## BEGIN Data in this exercise

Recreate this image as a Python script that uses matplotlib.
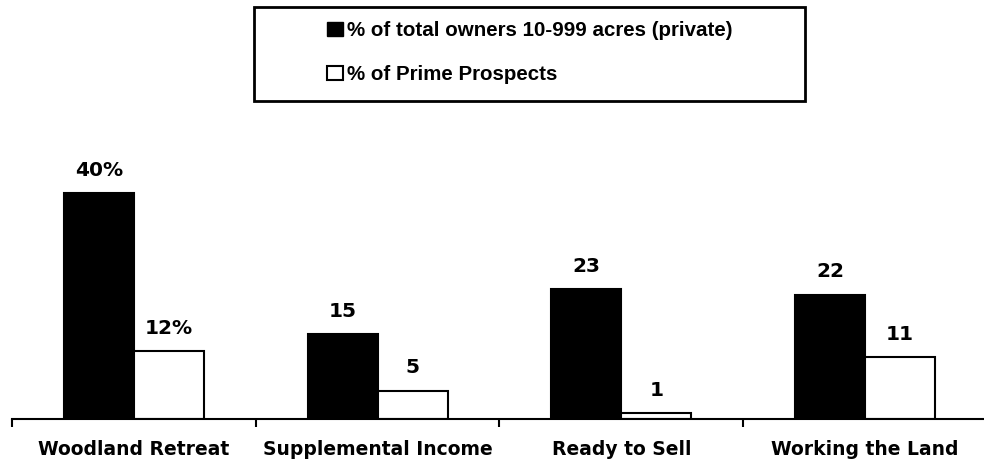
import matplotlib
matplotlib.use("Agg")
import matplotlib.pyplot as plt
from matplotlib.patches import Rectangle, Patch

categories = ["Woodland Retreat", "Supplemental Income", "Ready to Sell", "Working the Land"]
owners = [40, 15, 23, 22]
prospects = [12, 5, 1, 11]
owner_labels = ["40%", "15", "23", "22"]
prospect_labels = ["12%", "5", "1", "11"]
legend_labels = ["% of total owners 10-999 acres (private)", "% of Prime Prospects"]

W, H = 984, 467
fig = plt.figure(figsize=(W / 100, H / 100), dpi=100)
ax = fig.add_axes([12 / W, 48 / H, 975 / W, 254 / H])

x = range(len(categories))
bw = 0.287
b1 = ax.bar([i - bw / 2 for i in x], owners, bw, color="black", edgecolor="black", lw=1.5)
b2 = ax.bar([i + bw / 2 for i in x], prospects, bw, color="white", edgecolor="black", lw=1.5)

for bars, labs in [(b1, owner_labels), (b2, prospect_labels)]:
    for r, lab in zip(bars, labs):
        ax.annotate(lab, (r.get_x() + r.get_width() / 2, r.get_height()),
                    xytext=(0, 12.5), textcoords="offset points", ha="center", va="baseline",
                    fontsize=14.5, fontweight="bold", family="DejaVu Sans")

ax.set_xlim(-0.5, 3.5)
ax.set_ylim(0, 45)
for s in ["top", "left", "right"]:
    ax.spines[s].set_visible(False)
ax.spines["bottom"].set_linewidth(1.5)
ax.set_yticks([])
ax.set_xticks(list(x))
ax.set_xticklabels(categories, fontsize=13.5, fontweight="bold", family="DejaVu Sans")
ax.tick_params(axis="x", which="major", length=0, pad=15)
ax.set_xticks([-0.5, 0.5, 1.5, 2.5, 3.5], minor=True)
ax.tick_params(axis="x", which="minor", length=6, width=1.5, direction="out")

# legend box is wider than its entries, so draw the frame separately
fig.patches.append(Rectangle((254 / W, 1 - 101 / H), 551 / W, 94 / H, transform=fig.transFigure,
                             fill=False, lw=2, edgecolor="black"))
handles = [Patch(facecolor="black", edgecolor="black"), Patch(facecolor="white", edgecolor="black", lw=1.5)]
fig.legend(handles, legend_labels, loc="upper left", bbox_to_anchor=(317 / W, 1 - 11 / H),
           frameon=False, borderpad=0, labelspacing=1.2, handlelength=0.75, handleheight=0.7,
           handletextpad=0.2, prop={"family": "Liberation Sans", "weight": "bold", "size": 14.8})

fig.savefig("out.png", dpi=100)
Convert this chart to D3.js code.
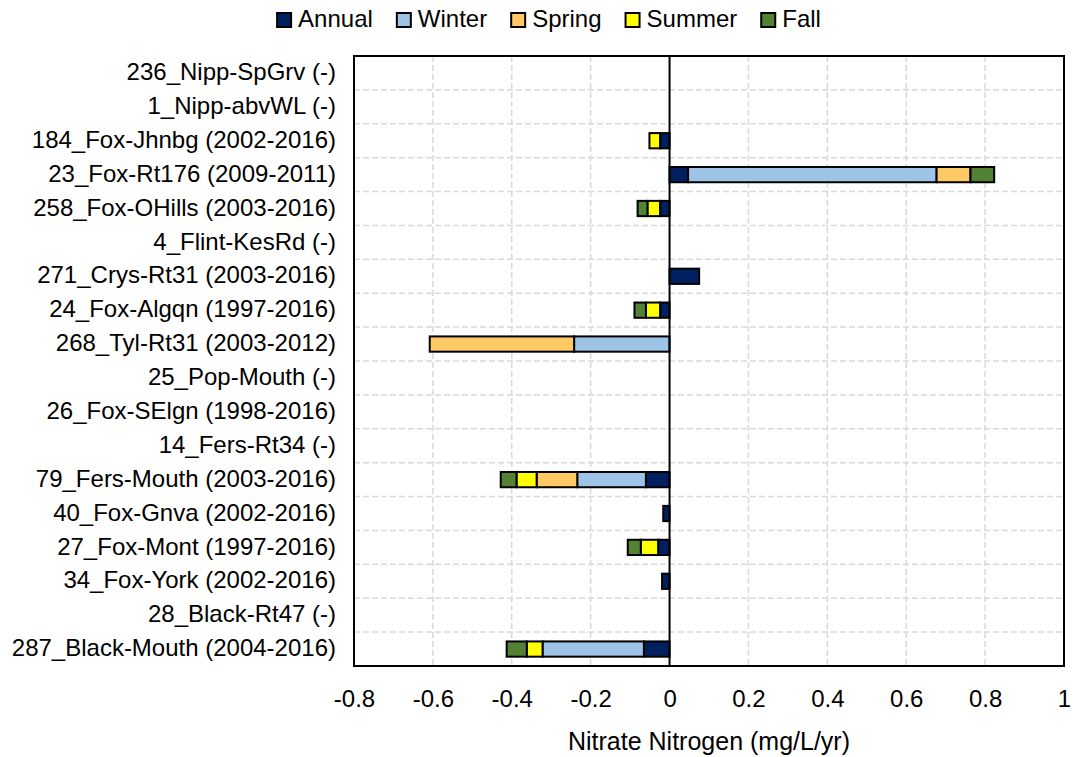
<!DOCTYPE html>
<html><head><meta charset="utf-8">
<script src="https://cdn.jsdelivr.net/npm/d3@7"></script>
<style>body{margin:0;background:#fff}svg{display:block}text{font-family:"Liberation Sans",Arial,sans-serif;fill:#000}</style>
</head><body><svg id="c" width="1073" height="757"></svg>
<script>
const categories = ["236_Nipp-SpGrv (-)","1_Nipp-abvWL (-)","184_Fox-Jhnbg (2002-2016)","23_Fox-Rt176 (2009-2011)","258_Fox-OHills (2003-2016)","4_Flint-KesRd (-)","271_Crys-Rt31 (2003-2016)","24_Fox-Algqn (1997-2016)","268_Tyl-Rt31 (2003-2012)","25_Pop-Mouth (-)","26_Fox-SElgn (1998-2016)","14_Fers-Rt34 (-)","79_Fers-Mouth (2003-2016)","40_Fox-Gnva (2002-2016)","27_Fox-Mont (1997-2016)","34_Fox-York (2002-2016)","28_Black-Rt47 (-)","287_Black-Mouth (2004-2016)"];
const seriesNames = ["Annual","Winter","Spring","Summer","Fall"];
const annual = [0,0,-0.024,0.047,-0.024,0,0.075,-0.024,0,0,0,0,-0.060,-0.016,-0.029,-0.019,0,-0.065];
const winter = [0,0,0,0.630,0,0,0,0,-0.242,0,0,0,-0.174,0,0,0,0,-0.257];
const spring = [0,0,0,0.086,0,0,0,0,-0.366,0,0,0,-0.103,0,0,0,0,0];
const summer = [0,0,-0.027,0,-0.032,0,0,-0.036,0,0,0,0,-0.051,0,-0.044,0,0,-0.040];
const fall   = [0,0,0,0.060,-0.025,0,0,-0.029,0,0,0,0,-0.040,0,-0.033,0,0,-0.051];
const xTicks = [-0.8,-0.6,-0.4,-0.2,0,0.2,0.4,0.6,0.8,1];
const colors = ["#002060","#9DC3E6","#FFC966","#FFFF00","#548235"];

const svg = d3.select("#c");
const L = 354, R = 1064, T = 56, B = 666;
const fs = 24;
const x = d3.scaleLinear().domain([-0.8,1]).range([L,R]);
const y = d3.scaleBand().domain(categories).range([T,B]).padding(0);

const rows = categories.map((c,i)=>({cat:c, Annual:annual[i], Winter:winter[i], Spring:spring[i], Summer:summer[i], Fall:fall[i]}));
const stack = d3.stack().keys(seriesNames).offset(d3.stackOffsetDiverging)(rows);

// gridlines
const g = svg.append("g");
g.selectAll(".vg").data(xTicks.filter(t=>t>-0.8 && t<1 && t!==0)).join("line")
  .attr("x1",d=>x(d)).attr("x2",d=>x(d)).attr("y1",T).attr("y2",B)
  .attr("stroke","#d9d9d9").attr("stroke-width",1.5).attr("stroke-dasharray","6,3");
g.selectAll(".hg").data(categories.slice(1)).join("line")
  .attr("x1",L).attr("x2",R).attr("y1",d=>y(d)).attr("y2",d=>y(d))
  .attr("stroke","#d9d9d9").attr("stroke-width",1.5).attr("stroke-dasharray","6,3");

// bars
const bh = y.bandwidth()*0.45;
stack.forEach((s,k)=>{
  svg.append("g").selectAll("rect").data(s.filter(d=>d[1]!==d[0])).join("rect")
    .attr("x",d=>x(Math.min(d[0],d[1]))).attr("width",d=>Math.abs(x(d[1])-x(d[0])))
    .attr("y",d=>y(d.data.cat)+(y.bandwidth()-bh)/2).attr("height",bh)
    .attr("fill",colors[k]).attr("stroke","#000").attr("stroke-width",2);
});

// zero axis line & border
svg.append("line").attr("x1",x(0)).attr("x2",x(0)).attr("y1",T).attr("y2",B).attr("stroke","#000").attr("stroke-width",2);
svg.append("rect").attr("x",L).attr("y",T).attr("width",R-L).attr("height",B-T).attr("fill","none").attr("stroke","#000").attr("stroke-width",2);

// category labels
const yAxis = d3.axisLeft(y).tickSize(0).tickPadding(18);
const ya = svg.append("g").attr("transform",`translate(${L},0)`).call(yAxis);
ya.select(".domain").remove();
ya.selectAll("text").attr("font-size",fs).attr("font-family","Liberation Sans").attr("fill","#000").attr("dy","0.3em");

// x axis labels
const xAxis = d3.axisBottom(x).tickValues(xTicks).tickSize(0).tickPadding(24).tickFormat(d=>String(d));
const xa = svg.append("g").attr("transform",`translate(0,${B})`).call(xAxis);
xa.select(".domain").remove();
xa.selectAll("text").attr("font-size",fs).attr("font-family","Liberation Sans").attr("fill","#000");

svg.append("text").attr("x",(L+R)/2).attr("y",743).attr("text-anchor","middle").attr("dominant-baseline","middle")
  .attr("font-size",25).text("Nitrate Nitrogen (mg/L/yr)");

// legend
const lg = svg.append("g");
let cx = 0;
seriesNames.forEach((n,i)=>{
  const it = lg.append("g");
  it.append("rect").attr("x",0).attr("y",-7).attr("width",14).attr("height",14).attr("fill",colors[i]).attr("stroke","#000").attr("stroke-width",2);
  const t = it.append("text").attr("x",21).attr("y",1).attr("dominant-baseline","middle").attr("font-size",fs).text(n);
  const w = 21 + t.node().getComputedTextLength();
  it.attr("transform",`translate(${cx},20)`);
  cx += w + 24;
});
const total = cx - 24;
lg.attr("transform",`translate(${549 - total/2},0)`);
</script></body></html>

## END Data in this exercise

Written problem: Quote only what lies between the first line of the records and the line containing "from matplotlib.patches import", please, including both lines and excluding images.

Finished exercise:
Recreate this image as a Python script that uses matplotlib.
import matplotlib
matplotlib.use("Agg")
import matplotlib.pyplot as plt
from matplotlib.patches import Rectangle, Patch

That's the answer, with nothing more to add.